Alejandro Riera <ari...@gmail.com> wrote:
> "Lin Jen-Shin (godfat)" <god...@godfat.org> wrote:
> > I guess I am too lazy/busy to dig into this, so an SMTP would be great
> > for me. I am also ok to be listed as a public subscriber.
> 
> Same here, SMTP sounds great :)

Copying discussion to the m...@public-inbox.org list...

Thanks all for your response.  I'll set up something on the ssoma side
which replays messages to subscribers.  This will make it easy to
fork/migrate subscription lists to different servers.

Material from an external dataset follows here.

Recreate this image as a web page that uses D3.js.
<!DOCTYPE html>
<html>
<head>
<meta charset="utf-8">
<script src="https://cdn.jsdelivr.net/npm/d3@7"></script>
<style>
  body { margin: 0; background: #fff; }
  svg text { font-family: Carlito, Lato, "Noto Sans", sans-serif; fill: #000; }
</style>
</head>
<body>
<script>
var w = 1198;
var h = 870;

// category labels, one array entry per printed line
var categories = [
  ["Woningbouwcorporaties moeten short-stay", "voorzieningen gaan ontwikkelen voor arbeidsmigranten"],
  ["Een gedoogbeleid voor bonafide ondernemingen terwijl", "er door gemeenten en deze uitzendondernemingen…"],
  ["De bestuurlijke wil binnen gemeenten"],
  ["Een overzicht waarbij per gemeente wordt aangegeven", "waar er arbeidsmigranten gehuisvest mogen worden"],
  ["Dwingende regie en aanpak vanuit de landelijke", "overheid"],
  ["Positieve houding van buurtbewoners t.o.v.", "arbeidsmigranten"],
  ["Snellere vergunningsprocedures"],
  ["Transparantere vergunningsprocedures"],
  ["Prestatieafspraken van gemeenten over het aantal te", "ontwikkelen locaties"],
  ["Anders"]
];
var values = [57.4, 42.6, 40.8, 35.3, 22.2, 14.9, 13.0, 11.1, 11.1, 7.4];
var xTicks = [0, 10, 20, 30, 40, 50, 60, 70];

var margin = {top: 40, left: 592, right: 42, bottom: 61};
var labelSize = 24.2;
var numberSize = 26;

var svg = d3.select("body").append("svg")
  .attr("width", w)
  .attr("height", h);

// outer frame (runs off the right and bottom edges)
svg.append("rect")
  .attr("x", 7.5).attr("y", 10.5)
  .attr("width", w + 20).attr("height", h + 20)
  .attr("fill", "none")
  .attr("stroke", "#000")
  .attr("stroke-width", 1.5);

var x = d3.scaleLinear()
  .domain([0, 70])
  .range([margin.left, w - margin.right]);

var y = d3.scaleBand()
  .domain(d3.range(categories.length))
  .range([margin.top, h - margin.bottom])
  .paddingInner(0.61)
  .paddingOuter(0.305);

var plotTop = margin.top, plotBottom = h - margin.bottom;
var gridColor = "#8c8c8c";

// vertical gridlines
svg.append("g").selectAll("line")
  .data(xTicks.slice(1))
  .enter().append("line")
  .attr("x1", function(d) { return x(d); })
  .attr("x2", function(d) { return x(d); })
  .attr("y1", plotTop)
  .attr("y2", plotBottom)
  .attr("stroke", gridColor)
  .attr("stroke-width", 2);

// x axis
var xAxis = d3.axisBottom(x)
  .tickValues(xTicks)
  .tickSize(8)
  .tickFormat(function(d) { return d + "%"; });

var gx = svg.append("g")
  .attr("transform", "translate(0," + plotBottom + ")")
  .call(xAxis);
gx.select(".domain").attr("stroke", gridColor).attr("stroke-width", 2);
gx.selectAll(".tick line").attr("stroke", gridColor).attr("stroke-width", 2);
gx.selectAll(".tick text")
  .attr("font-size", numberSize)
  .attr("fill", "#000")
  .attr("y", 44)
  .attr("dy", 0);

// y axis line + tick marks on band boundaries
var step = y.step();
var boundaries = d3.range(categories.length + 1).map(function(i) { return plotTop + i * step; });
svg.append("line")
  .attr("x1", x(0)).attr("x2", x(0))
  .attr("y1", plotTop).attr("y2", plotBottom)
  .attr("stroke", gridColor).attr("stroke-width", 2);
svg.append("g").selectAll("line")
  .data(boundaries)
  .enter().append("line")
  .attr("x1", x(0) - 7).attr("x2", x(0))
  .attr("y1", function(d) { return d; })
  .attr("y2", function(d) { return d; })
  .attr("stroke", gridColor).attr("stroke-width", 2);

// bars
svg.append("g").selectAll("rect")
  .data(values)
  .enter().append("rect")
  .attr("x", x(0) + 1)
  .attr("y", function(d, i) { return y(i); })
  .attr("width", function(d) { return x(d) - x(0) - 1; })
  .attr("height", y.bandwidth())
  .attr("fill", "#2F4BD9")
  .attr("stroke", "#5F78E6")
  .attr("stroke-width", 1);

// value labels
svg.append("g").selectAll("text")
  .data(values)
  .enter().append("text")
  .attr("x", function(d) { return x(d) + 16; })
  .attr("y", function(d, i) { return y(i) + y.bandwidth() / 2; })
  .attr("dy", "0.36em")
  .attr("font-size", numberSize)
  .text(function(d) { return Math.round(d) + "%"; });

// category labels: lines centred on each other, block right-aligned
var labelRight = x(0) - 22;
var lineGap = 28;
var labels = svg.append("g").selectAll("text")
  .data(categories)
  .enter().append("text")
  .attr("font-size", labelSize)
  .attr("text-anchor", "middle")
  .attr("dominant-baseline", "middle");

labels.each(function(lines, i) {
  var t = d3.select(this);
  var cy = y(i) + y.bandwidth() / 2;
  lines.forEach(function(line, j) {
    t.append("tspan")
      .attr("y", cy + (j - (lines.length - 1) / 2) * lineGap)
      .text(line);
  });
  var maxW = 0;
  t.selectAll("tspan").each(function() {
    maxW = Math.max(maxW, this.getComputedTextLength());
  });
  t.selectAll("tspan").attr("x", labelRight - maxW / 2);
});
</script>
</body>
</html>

I'll probably use VERP[1] to handle bounces.  However, most of the
normal bounce processing mechanisms (including VERP) seems to leave
users open to malicious unsubscribes.  In other words, an attacker
may fake bounce messages to take users off a list (VERP or not).
The reference documentation for VERP just makes faking bounces
trivially easy.

So I think we need to make the bounce address unguessable by the
attacker.  Perhaps using something like Crypt-VERPString[2] is
necessary?  Keep in mind somebody sniffing your plain-text SMTP traffic
will (and will always) be able to extract the bounce address; so this
only increases the difficulty level to do a malicious unsubscribe.

The secret key should be able to change when migrating between servers
(or if compromised) without being a big problem, as most bounces occur
hours/days within delivery time; not months/years afterwards.